Autre exemple, le bras de fer qui oppose actuellement Andrew Wylie et la maison d’édition Random House. Un précédent historique, qui montre qu’à l’ère du numérique, la place de l’éditeur est réellement remise en question par certains. L’agent de plusieurs ‘stars’ américaines de la littérature a passé un accord avec Amazon pour vendre en exclusivité certains titres en version numérique, sans demander son avis à l’éditeur.
Il y a aussi le Kindle Store Anglais, qui montre aussi que la nouvelle stratégie se déploie, puisque sur certains ebooks, les prix se sont écroulés, passant pour certains de 12,99 $ à 4,40 $. Amazon a en effet annoncé que pour le Kindle Store Anglais, ce ne seraient pas les éditeurs qui fixeront les prix. Et nouveau bras de fer…

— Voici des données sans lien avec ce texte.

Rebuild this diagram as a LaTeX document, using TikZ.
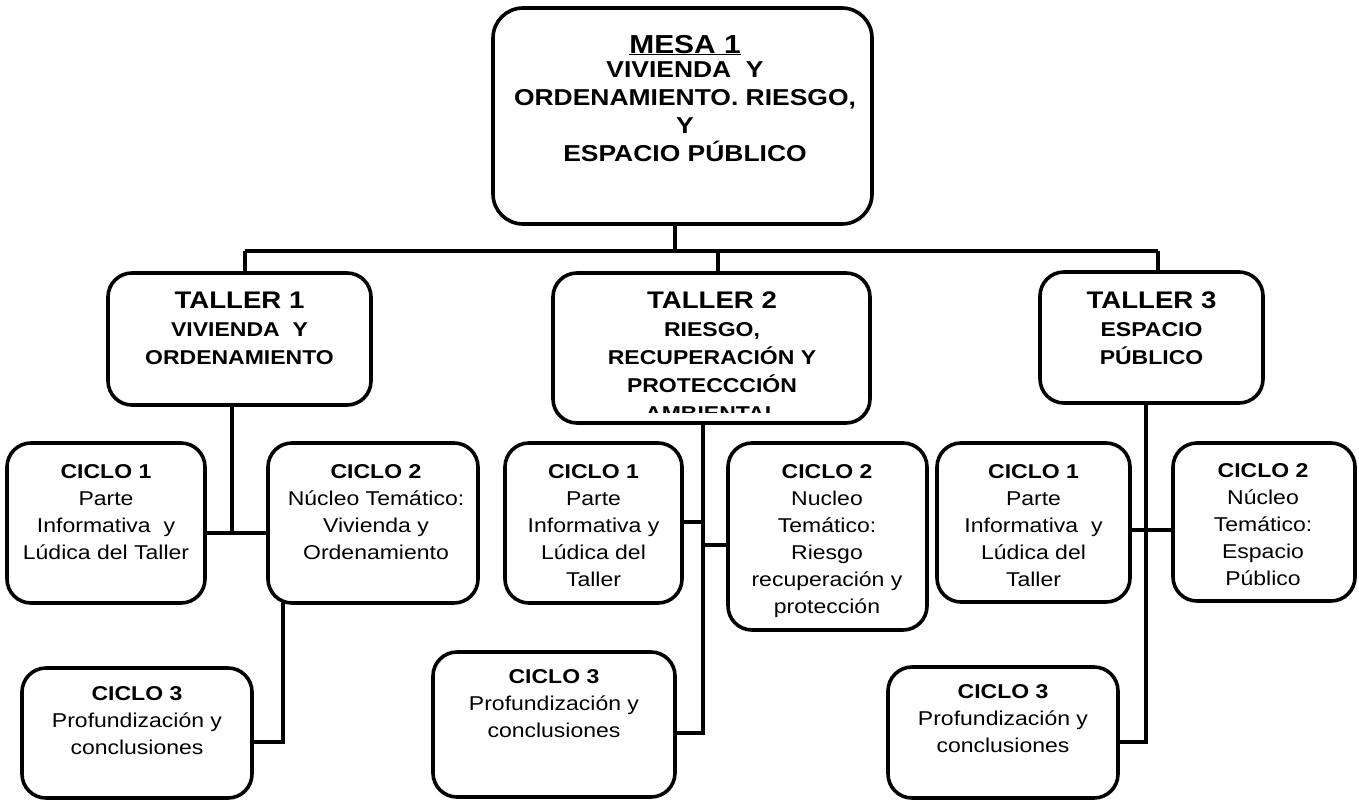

Autre approche enfin : Amazon a mis en place des outils qui permettent de mettre en ligne soi-même ses livres numériques, et de toucher jusqu’à 70% de commission sur les ventes. L’approche a été reprise depuis par l’ensemble des concurrents. Et ce qui est très révélateur, c’est que ces plateformes pas seulement ouvertes aux éditeurs….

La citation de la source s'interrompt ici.